Exercise data:
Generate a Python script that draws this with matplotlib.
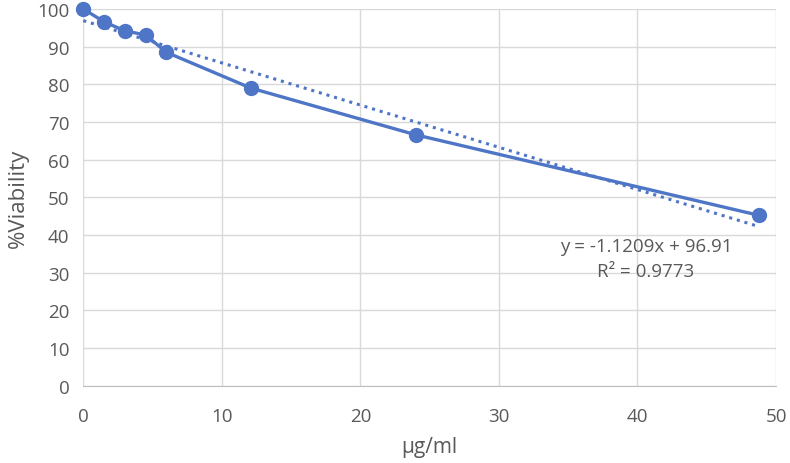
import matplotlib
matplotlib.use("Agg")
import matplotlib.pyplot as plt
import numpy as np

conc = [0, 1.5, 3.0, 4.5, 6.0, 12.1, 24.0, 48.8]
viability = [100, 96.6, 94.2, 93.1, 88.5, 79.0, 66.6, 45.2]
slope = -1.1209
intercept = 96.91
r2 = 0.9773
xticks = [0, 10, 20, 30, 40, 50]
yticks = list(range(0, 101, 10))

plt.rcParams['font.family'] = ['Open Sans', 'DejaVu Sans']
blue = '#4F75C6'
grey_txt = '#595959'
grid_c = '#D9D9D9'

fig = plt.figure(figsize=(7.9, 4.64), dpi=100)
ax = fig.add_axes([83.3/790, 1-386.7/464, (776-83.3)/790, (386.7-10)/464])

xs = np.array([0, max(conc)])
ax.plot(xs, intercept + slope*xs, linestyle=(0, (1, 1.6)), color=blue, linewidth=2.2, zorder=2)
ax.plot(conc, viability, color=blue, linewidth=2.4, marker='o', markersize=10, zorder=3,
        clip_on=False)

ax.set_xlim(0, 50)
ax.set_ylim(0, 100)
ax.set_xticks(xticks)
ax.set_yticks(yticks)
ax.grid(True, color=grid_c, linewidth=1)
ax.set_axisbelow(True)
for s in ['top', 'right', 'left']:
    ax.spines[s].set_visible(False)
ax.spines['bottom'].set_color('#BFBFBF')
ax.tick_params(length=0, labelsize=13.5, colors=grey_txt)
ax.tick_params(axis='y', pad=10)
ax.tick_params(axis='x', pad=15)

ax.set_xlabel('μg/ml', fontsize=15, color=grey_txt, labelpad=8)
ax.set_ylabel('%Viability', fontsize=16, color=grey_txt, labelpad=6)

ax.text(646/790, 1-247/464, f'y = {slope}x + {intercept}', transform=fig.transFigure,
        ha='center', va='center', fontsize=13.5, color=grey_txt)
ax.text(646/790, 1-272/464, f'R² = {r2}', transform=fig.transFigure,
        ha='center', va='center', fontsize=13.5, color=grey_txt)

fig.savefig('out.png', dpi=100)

...

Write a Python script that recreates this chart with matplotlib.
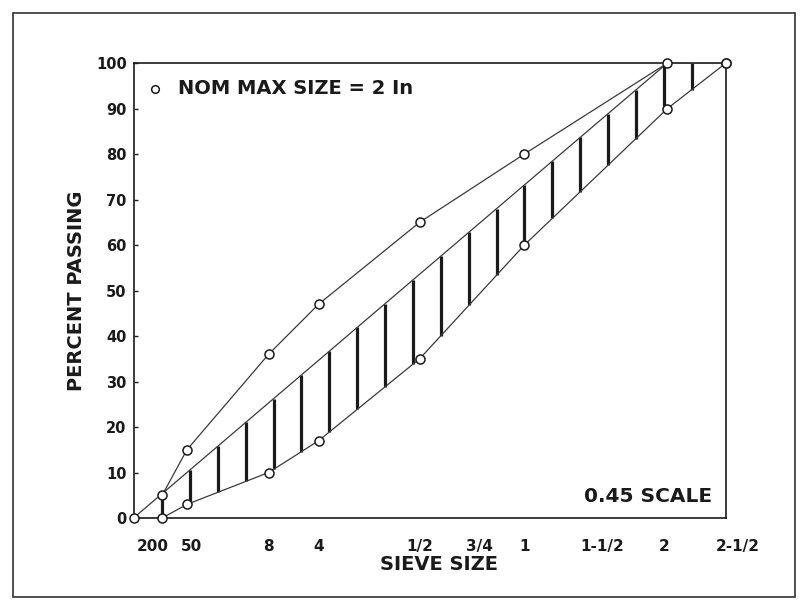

--

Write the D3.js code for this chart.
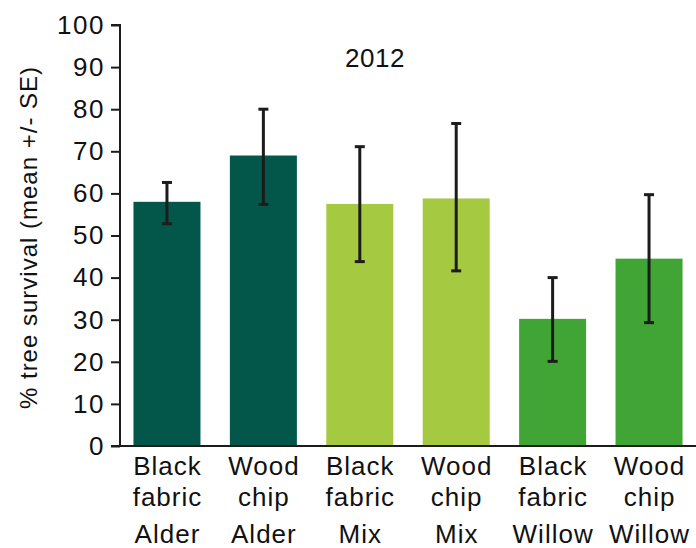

Task: Begin with the line where "Generate a Python" appears and end with the line where "grid_c = '#D9D9D9'" appears. Copy only that stretch, exactly, with no pictures.

Final result:
Generate a Python script that draws this with matplotlib.
import matplotlib
matplotlib.use("Agg")
import matplotlib.pyplot as plt
import numpy as np

conc = [0, 1.5, 3.0, 4.5, 6.0, 12.1, 24.0, 48.8]
viability = [100, 96.6, 94.2, 93.1, 88.5, 79.0, 66.6, 45.2]
slope = -1.1209
intercept = 96.91
r2 = 0.9773
xticks = [0, 10, 20, 30, 40, 50]
yticks = list(range(0, 101, 10))

plt.rcParams['font.family'] = ['Open Sans', 'DejaVu Sans']
blue = '#4F75C6'
grey_txt = '#595959'
grid_c = '#D9D9D9'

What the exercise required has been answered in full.